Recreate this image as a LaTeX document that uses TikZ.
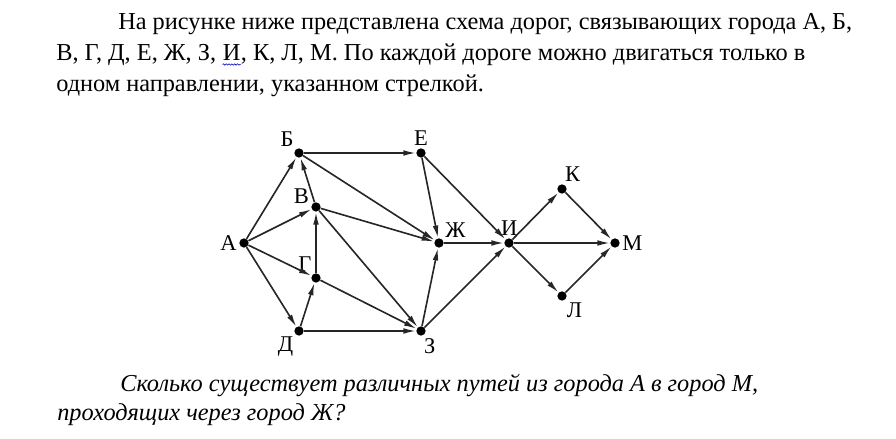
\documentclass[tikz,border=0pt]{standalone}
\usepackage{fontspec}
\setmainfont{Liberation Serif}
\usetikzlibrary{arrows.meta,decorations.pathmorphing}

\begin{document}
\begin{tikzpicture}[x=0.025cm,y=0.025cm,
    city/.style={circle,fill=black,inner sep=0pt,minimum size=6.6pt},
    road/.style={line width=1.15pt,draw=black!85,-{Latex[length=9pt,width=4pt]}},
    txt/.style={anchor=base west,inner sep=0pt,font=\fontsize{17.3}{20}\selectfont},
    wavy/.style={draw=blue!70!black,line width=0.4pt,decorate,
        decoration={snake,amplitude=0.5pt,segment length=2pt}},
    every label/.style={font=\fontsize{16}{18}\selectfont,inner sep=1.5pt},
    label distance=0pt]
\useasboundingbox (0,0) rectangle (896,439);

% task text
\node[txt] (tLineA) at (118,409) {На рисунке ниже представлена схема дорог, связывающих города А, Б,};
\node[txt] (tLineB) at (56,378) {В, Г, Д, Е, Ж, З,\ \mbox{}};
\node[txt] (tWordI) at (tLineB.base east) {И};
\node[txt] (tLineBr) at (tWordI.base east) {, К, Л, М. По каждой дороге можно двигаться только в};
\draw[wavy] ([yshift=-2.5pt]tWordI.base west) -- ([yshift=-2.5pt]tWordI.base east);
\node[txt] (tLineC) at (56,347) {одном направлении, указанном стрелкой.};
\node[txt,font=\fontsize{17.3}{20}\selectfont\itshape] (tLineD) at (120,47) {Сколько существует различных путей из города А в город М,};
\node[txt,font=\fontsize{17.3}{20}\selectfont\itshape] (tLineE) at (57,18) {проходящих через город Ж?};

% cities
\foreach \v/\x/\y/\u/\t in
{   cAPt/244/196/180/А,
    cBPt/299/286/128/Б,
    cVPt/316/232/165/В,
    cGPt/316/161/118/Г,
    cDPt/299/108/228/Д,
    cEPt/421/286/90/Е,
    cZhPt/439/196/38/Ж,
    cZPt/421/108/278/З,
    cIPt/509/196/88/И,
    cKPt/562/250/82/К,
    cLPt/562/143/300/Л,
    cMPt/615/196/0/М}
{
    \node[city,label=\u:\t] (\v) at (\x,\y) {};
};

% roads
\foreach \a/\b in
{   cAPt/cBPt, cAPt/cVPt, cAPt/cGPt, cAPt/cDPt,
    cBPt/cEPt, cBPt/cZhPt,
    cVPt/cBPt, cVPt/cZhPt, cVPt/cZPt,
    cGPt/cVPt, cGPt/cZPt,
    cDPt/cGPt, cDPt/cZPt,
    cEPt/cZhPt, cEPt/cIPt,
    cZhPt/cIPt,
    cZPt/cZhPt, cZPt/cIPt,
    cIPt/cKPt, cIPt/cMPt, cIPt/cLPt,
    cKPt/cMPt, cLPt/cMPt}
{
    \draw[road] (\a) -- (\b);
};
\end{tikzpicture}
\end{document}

What the exercise asks → Set down the material exactly, every line of it, except for the pictures.

Response to this task →
Recreate this image as a LaTeX document that uses TikZ.
\documentclass[tikz,border=0pt]{standalone}
\usepackage{fontspec}
\setmainfont{Liberation Serif}
\usetikzlibrary{arrows.meta,decorations.pathmorphing}

\begin{document}
\begin{tikzpicture}[x=0.025cm,y=0.025cm,
    city/.style={circle,fill=black,inner sep=0pt,minimum size=6.6pt},
    road/.style={line width=1.15pt,draw=black!85,-{Latex[length=9pt,width=4pt]}},
    txt/.style={anchor=base west,inner sep=0pt,font=\fontsize{17.3}{20}\selectfont},
    wavy/.style={draw=blue!70!black,line width=0.4pt,decorate,
        decoration={snake,amplitude=0.5pt,segment length=2pt}},
    every label/.style={font=\fontsize{16}{18}\selectfont,inner sep=1.5pt},
    label distance=0pt]
\useasboundingbox (0,0) rectangle (896,439);

% task text
\node[txt] (tLineA) at (118,409) {На рисунке ниже представлена схема дорог, связывающих города А, Б,};
\node[txt] (tLineB) at (56,378) {В, Г, Д, Е, Ж, З,\ \mbox{}};
\node[txt] (tWordI) at (tLineB.base east) {И};
\node[txt] (tLineBr) at (tWordI.base east) {, К, Л, М. По каждой дороге можно двигаться только в};
\draw[wavy] ([yshift=-2.5pt]tWordI.base west) -- ([yshift=-2.5pt]tWordI.base east);
\node[txt] (tLineC) at (56,347) {одном направлении, указанном стрелкой.};
\node[txt,font=\fontsize{17.3}{20}\selectfont\itshape] (tLineD) at (120,47) {Сколько существует различных путей из города А в город М,};
\node[txt,font=\fontsize{17.3}{20}\selectfont\itshape] (tLineE) at (57,18) {проходящих через город Ж?};

% cities
\foreach \v/\x/\y/\u/\t in
{   cAPt/244/196/180/А,
    cBPt/299/286/128/Б,
    cVPt/316/232/165/В,
    cGPt/316/161/118/Г,
    cDPt/299/108/228/Д,
    cEPt/421/286/90/Е,
    cZhPt/439/196/38/Ж,
    cZPt/421/108/278/З,
    cIPt/509/196/88/И,
    cKPt/562/250/82/К,
    cLPt/562/143/300/Л,
    cMPt/615/196/0/М}
{
    \node[city,label=\u:\t] (\v) at (\x,\y) {};
};

% roads
\foreach \a/\b in
{   cAPt/cBPt, cAPt/cVPt, cAPt/cGPt, cAPt/cDPt,
    cBPt/cEPt, cBPt/cZhPt,
    cVPt/cBPt, cVPt/cZhPt, cVPt/cZPt,
    cGPt/cVPt, cGPt/cZPt,
    cDPt/cGPt, cDPt/cZPt,
    cEPt/cZhPt, cEPt/cIPt,
    cZhPt/cIPt,
    cZPt/cZhPt, cZPt/cIPt,
    cIPt/cKPt, cIPt/cMPt, cIPt/cLPt,
    cKPt/cMPt, cLPt/cMPt}
{
    \draw[road] (\a) -- (\b);
};
\end{tikzpicture}
\end{document}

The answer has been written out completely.